WASHINGTON -- Journalism sometimes involves reporting to readers the considerable importance to them of something they never knew existed. Such as the 30-year-old Pension Benefit Guaranty Corporation. Its existence may be necessary, but it causes ``moral hazard,'' and is pertinent to the debate about how to guarantee the benefits of the biggest pension system, Social Security.
PBGC is a government entity created in 1974 after some bankruptcies left thousands of retirees without pensions. PBGC insures -- but not completely -- companies' pension funds. Since 1991, companies with pension plans have been billed $19 annually for every worker and retiree covered by the plans. The money -- about $1 billion a year -- funds the PBGC.
Last week the Bush administration endorsed increasing the annual assessment to $30 -- and more for financially shaky companies. This is because the agency's $8 billion surplus in 2001 has become a $23 billion deficit, a reversal largely the result of the airline industry's crisis, the worst of which is still to come.

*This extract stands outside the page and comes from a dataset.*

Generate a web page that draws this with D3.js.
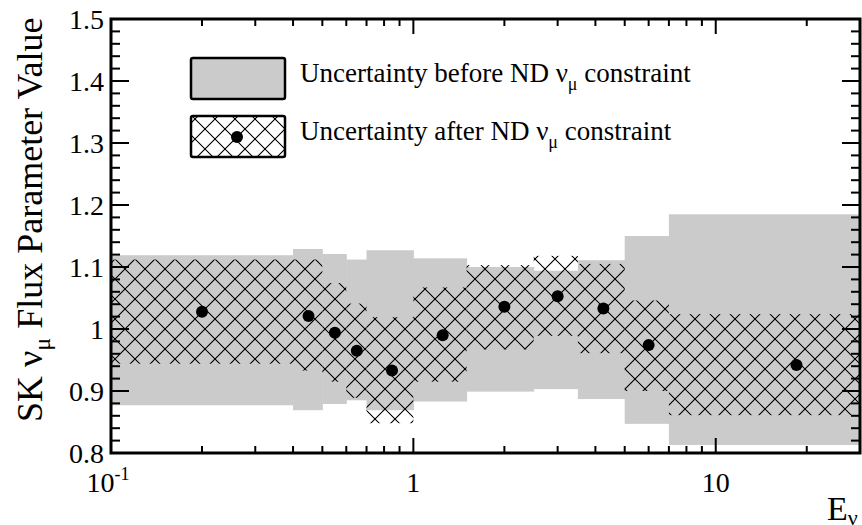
<!DOCTYPE html>
<html>
<head>
<meta charset="utf-8">
<script src="https://cdn.jsdelivr.net/npm/d3@7"></script>
<style>
  body { margin: 0; background: #fff; }
  text { font-family: "Liberation Serif", "Times New Roman", serif; fill: #000; }
</style>
</head>
<body>
<div id="chart"></div>
<script>
// bin edges (GeV) and bin centres for the SK numu flux parameters
var binEdges = [0.1, 0.4, 0.5, 0.6, 0.7, 1.0, 1.5, 2.5, 3.5, 5.0, 7.0, 30];
var pointE = [0.2, 0.45, 0.55, 0.65, 0.85, 1.25, 2.0, 3.0, 4.25, 6.0, 18.5];

// prior (before ND constraint) band
var priorLo = [0.877, 0.869, 0.879, 0.885, 0.869, 0.883, 0.899, 0.903, 0.887, 0.847, 0.813];
var priorHi = [1.119, 1.129, 1.121, 1.112, 1.127, 1.114, 1.100, 1.094, 1.111, 1.150, 1.185];

// posterior (after ND constraint) value and band
var postVal = [1.028, 1.021, 0.994, 0.965, 0.933, 0.990, 1.036, 1.053, 1.033, 0.974, 0.942];
var postLo = [0.944, 0.933, 0.915, 0.889, 0.848, 0.915, 0.967, 0.989, 0.961, 0.900, 0.861];
var postHi = [1.112, 1.112, 1.074, 1.041, 1.019, 1.067, 1.103, 1.118, 1.105, 1.046, 1.024];

var yTicks = [0.8, 0.9, 1, 1.1, 1.2, 1.3, 1.4, 1.5];
var yTickLabels = ['0.8', '0.9', '1', '1.1', '1.2', '1.3', '1.4', '1.5'];
var xMajor = [0.1, 1, 10];

var svgWidth = 862;
var svgHeight = 525;
var margin = { left: 111, right: 860, top: 19, bottom: 453 };

var svg = d3.select('#chart')
    .append('svg')
    .attr('width', svgWidth)
    .attr('height', svgHeight);

var x = d3.scaleLog().domain([0.1, 30]).range([margin.left, margin.right]);
var y = d3.scaleLinear().domain([0.8, 1.5]).range([margin.bottom, margin.top]);

// cross hatch pattern
var defs = svg.append('defs');
var s = 20 / Math.SQRT2;
var pat = defs.append('pattern')
    .attr('id', 'hatch')
    .attr('patternUnits', 'userSpaceOnUse')
    .attr('width', s)
    .attr('height', s)
    .attr('patternTransform', 'translate(5,19) rotate(45)');
pat.append('path')
    .attr('d', `M0,${s / 2}H${s}M${s / 2},0V${s}`)
    .attr('stroke', '#000')
    .attr('stroke-width', 1);

var bins = pointE.map((e, i) => ({
    x0: binEdges[i], x1: binEdges[i + 1], e: e,
    pLo: priorLo[i], pHi: priorHi[i],
    v: postVal[i], lo: postLo[i], hi: postHi[i]
}));

var plot = svg.append('g');

// grey prior bands
plot.selectAll('rect.prior')
    .data(bins)
    .enter()
    .append('rect')
    .attr('class', 'prior')
    .attr('x', d => x(d.x0))
    .attr('width', d => x(d.x1) - x(d.x0) + 0.5)
    .attr('y', d => y(d.pHi))
    .attr('height', d => y(d.pLo) - y(d.pHi))
    .attr('fill', '#cbcbcb');

// hatched posterior bands
plot.selectAll('rect.post')
    .data(bins)
    .enter()
    .append('rect')
    .attr('class', 'post')
    .attr('x', d => x(d.x0))
    .attr('width', d => x(d.x1) - x(d.x0))
    .attr('y', d => y(d.hi))
    .attr('height', d => y(d.lo) - y(d.hi))
    .attr('fill', 'url(#hatch)');

// points
plot.selectAll('circle')
    .data(bins)
    .enter()
    .append('circle')
    .attr('cx', d => x(d.e))
    .attr('cy', d => y(d.v))
    .attr('r', 6)
    .attr('fill', '#000');

// ticks
var axes = svg.append('g').attr('stroke', '#000').attr('stroke-width', 2);
var yMinor = d3.range(0, 36).map(i => 0.8 + i * 0.02);
yMinor.forEach(function(v, i) {
    var len = (i % 5 === 0) ? 18 : 9;
    axes.append('line').attr('x1', margin.left).attr('x2', margin.left + len).attr('y1', y(v)).attr('y2', y(v));
    axes.append('line').attr('x1', margin.right).attr('x2', margin.right - len).attr('y1', y(v)).attr('y2', y(v));
});
var xAll = [];
[0.1, 1, 10].forEach(function(dec) {
    for (var k = 1; k <= 9; k++) {
        var v = dec * k;
        if (v <= 30.0001) xAll.push(v);
    }
});
xAll.forEach(function(v) {
    var major = xMajor.some(m => Math.abs(m - v) < 1e-9);
    var len = major ? 15 : 7;
    axes.append('line').attr('x1', x(v)).attr('x2', x(v)).attr('y1', margin.bottom).attr('y2', margin.bottom - len);
    axes.append('line').attr('x1', x(v)).attr('x2', x(v)).attr('y1', margin.top).attr('y2', margin.top + len);
});

// frame
svg.append('rect')
    .attr('x', margin.left).attr('y', margin.top)
    .attr('width', margin.right - margin.left).attr('height', margin.bottom - margin.top)
    .attr('fill', 'none').attr('stroke', '#000').attr('stroke-width', 3);

// y tick labels
svg.selectAll('text.ytick')
    .data(yTicks)
    .enter()
    .append('text')
    .attr('class', 'ytick')
    .attr('x', 104)
    .attr('y', d => y(d) + 10)
    .attr('text-anchor', 'end')
    .attr('font-size', 28)
    .text((d, i) => yTickLabels[i]);

// x tick labels
var xl = svg.append('g').attr('font-size', 28);
var t0 = xl.append('text').attr('x', x(0.1) - 3).attr('y', 492).attr('text-anchor', 'middle');
t0.append('tspan').text('10');
t0.append('tspan').attr('font-size', 18).attr('dy', -12).text('-1');
xl.append('text').attr('x', x(1)).attr('y', 492).attr('text-anchor', 'middle').text('1');
xl.append('text').attr('x', x(10)).attr('y', 492).attr('text-anchor', 'middle').text('10');

// x title
var xt = svg.append('text').attr('x', 827).attr('y', 520).attr('font-size', 34);
xt.append('tspan').text('E');
xt.append('tspan').attr('font-size', 22).attr('dy', 5).text('ν');

// y title
var yt = svg.append('text')
    .attr('transform', 'translate(42,422) rotate(-90)')
    .attr('font-size', 36);
yt.append('tspan').text('SK ν');
yt.append('tspan').attr('font-size', 24).attr('dy', 8).text('μ');
yt.append('tspan').attr('dy', -8).text(' Flux Parameter Value');

// legend
var lg = svg.append('g');
lg.append('rect').attr('x', 191).attr('y', 58).attr('width', 94).attr('height', 41)
    .attr('rx', 2).attr('fill', '#cbcbcb').attr('stroke', '#000').attr('stroke-width', 2.5);
lg.append('rect').attr('x', 191).attr('y', 116).attr('width', 94).attr('height', 41)
    .attr('rx', 2).attr('fill', '#fff').attr('stroke', 'none');
lg.append('rect').attr('x', 191).attr('y', 116).attr('width', 94).attr('height', 41)
    .attr('rx', 2).attr('fill', 'url(#hatch)').attr('stroke', '#000').attr('stroke-width', 2.5);
lg.append('circle').attr('cx', 237).attr('cy', 137).attr('r', 6).attr('fill', '#000');

var legendText = ['Uncertainty before ND ν', 'Uncertainty after ND ν'];
legendText.forEach(function(t, i) {
    var tx = lg.append('text').attr('x', 300).attr('y', 82 + i * 58).attr('font-size', 27);
    tx.append('tspan').text(t);
    tx.append('tspan').attr('font-size', 18).attr('dy', 8).text('μ');
    tx.append('tspan').attr('dy', -8).text(' constraint');
});
</script>
</body>
</html>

United Airlines and US Airways are two of the so-called ``legacy'' carriers, the older airlines -- older than the low-cost newcomers like Southwest. In 2002 the five strongest legacy carriers had costs of $95,500 per employee. Southwest had costs of $59,100.
The older carriers are being to driven to, or over, the threshold of bankruptcy by the weight of their pay and pension costs. Some of these commitments were made before the new low-cost carriers made it impossible for the legacy carriers to pass on high costs to their customers, and some were made to buy short-term labor peace because strikes could destroy the companies.
The PBGC is taking over the pilots' pension plan of United and will soon have all of US Airways' pensions, just as in recent years it took over many from the steel industry. Three other airlines are in bankruptcy court to dissolve imprudent labor contracts. No legacy airline can compete with another that has dumped its pension burdens in the government's lap. Some, perhaps most, legacy carriers could be one price spike in fuel costs -- meaning serious terrorism against oil production facilities -- from extinction.
Moral hazard exists when government policy creates incentives that make bad behavior rational. One example is the policy of bailing out countries whose reckless spending policies are encouraged by banks' reckless lending. Another example is a PBGC that assumes substantial responsibility for pension promises that companies have found convenient to make.
The PBGC will reduce its potential contribution to moral hazard by increasing fees paid by companies with poor credit ratings. Even more important, the administration wants the PBGC empowered to prevent financially parlous companies from making pension promises they are apt to eventually make a government burden. All this could cause some companies to abandon defined benefit plans, in which the amount of benefits paid to a retiree is fixed in advance in accordance with the plan's formula.
The PBGC probably is necessary to ease the political friction that must attend what the airline industry must eventually experience -- a radical reduction of excess capacity. Eventually this should mean the liquidation of one or more of the major airlines that have stayed aloft by finding refuge in bankruptcy courts. But this reduction of friction takes a toll on America's economic system.
Three decades ago sociologist Daniel Bell postulated the ``cultural contradictions of capitalism.'' He meant that capitalism, by its success, subverts its cultural prerequisites. At first, capitalism depended on a Protestant asceticism -- thrift, deferral of gratification, industriousness. But capitalism produces wealth, and a shift from production to consumption -- the marketing of hedonism -- as the economy's motor. The banishment of asceticism by acquisitiveness means the systematic inflammation of appetites and the undermining of stern capitalist virtues.
The PBGC's increasing importance may herald a new cultural contradiction of capitalism in the context of today's increasingly fierce competitive marketplace, and of the regulatory, aka welfare, state. Today's contradiction is this:
Market forces, including the gales of globalization, prod capitalist entities, in their pursuit of efficiencies necessary for survival, to shed pensions. This heightens the entire public's sense of insecurity. But the welfare state exists to assuage insecurities. So this dynamic of capitalism draws the economy deeper into regulation, overruling market forces that make possible capitalism's rational allocation of wealth and opportunity. Hence capitalism's dynamism, a virtue which entails insecurity, reduces capitalism's virtues.
The financial fragility of the highly visible airline industry may be spreading an infection of insecurity about pension promises generally. This should not, but probably will, complicate the task of convincing the public to make necessary changes in Social Security.